Dados do Ministério dos Direitos Humanos mostram que 1.414 pessoas vivem sob medidas de proteção por conta de ameaças relacionadas à defesa dos direitos humanos em todo o Brasil. Do total, 80% são lideranças que atuam em causas ligadas ao meio ambiente, à terra e ao território. Também estão incluídas pessoas envolvidas no combate ao racismo, à LGBTfobia e a outras formas de violação de direitos.
Entre as pessoas protegidas estão indígenas, quilombolas, pescadores, ribeirinhos, integrantes de religiões de matriz africana, comunidades de fundos e fechos de pasto, localizadas no norte e oeste da Bahia, extrativistas e geraizeiros. Os perfis dos principais ameaçadores variam conforme a região, mas, no geral, são fazendeiros, garimpeiros, extrativistas ilegais, empresas, madeireiros, agentes de segurança pública e grileiros.
O que diz o Ministério dos Direitos Humanos
Em nota, a pasta saiu em defesa do decreto que instituiu o plano e afirmou que o documento “não menciona movimentos sociais, partidos, organizações ou coletivos específicos”. Além disso, disse que “a inclusão de uma pessoa no programa não é automática: depende de solicitação formal, verificação de ameaças concretas e análise multidisciplinar de risco”.
Confira a nota na íntegra:
O Decreto nº 12.710, de 5 de novembro de 2025, foi editado dentro das competências constitucionais do Presidente da República e em cumprimento a decisões da Corte Interamericana de Direitos Humanos e da Justiça Federal (TRF4), que condenaram a União pela ausência de um plano nacional de proteção a pessoas ameaçadas por defender direitos humanos.

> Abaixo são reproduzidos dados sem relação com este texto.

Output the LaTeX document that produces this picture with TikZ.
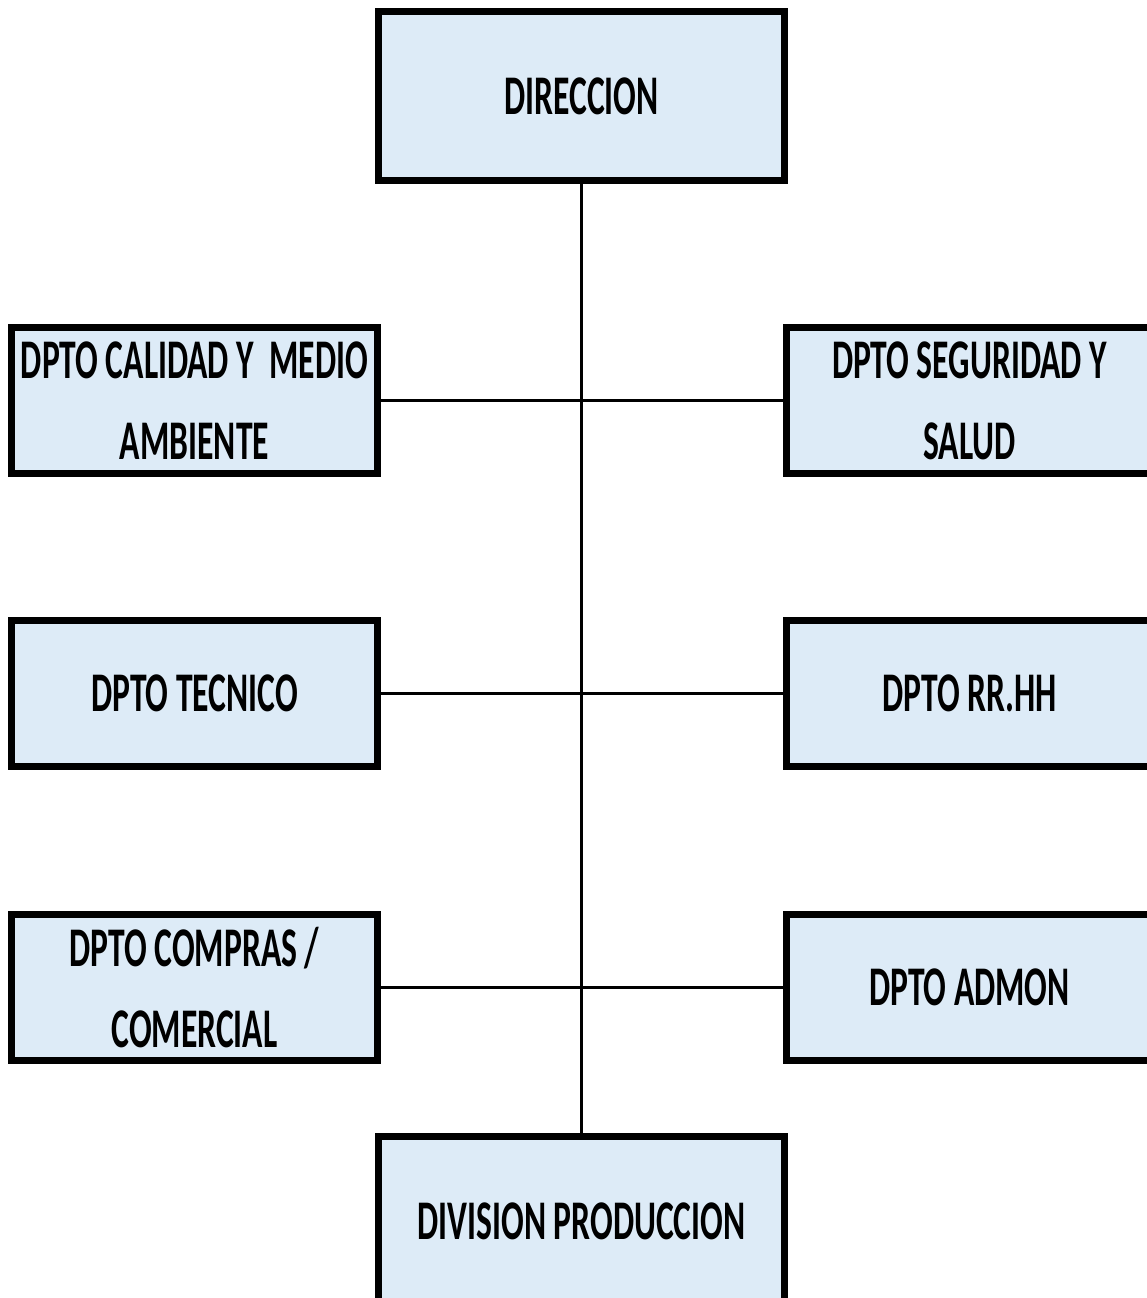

Ao instituir o Plano Nacional de Defensoras e Defensores de Direitos Humanos (Plano DDH) o decreto cria um arranjo intersetorial para organizar ações que já são executadas no escopo de atuação de cada um dos órgãos envolvidos no plano, garantindo maior eficiência na proteção de pessoas sob risco no Brasil, nos termos da Constituição Federal, da Declaração das Nações Unidas sobre Defensores de Direitos Humanos (1998) e das normas internacionais ratificadas pelo Brasil.
O Plano DDH reconhece como potenciais beneficiários pessoas e comunidades que atuam pacificamente na defesa dos direitos humanos e ambientais — comunicadores, lideranças comunitárias das periferias urbanas, quilombolas, comunidades tradicionais e ambientalistas. O texto não menciona movimentos sociais, partidos, organizações ou coletivos específicos.
Vale ainda ressaltar que uma das principais ações do Plano DDH é o Programa de Proteção aos Defensores de Direitos Humanos, Comunicadores e Ambientalistas (PPDDH), que, existe há mais de 20 anos, e adota critérios e procedimentos previstos no Decreto nº 9.937, de 24 de julho de 2019, alterado pelo Decreto nº 10.815, de 27 de setembro de 2021 e regulamentado pela Portaria nº 507, de 21 de fevereiro de 2022.
A inclusão de uma pessoa no programa não é automática — depende de solicitação formal, verificação de ameaças concretas e análise multidisciplinar de risco.
As medidas de proteção são graduais, proporcionais e adequadas a cada caso, podendo incluir:
- relocação temporária;
- articulação com órgãos de segurança pública;
- acompanhamento psicossocial;
- apoio jurídico;
- medidas de prevenção e mediação de conflitos.
Em nenhuma hipótese o decreto prevê escolta policial automática ou uso de força armada.
Trata-se de uma política pública humanitária e preventiva, voltada à preservação da vida e da integridade de pessoas ameaçadas em razão de sua atuação legítima.
Nesse sentido, a instituição do Plano Nacional de Proteção reafirma o protagonismo internacional do Brasil na promoção dos direitos humanos e da justiça climática, especialmente às vésperas da COP30, que será realizada em Belém (PA).
O MDHC reitera seu compromisso com a legalidade, a transparência, o diálogo entre poderes, a proteção de seus cidadãos e o fortalecimento da democracia.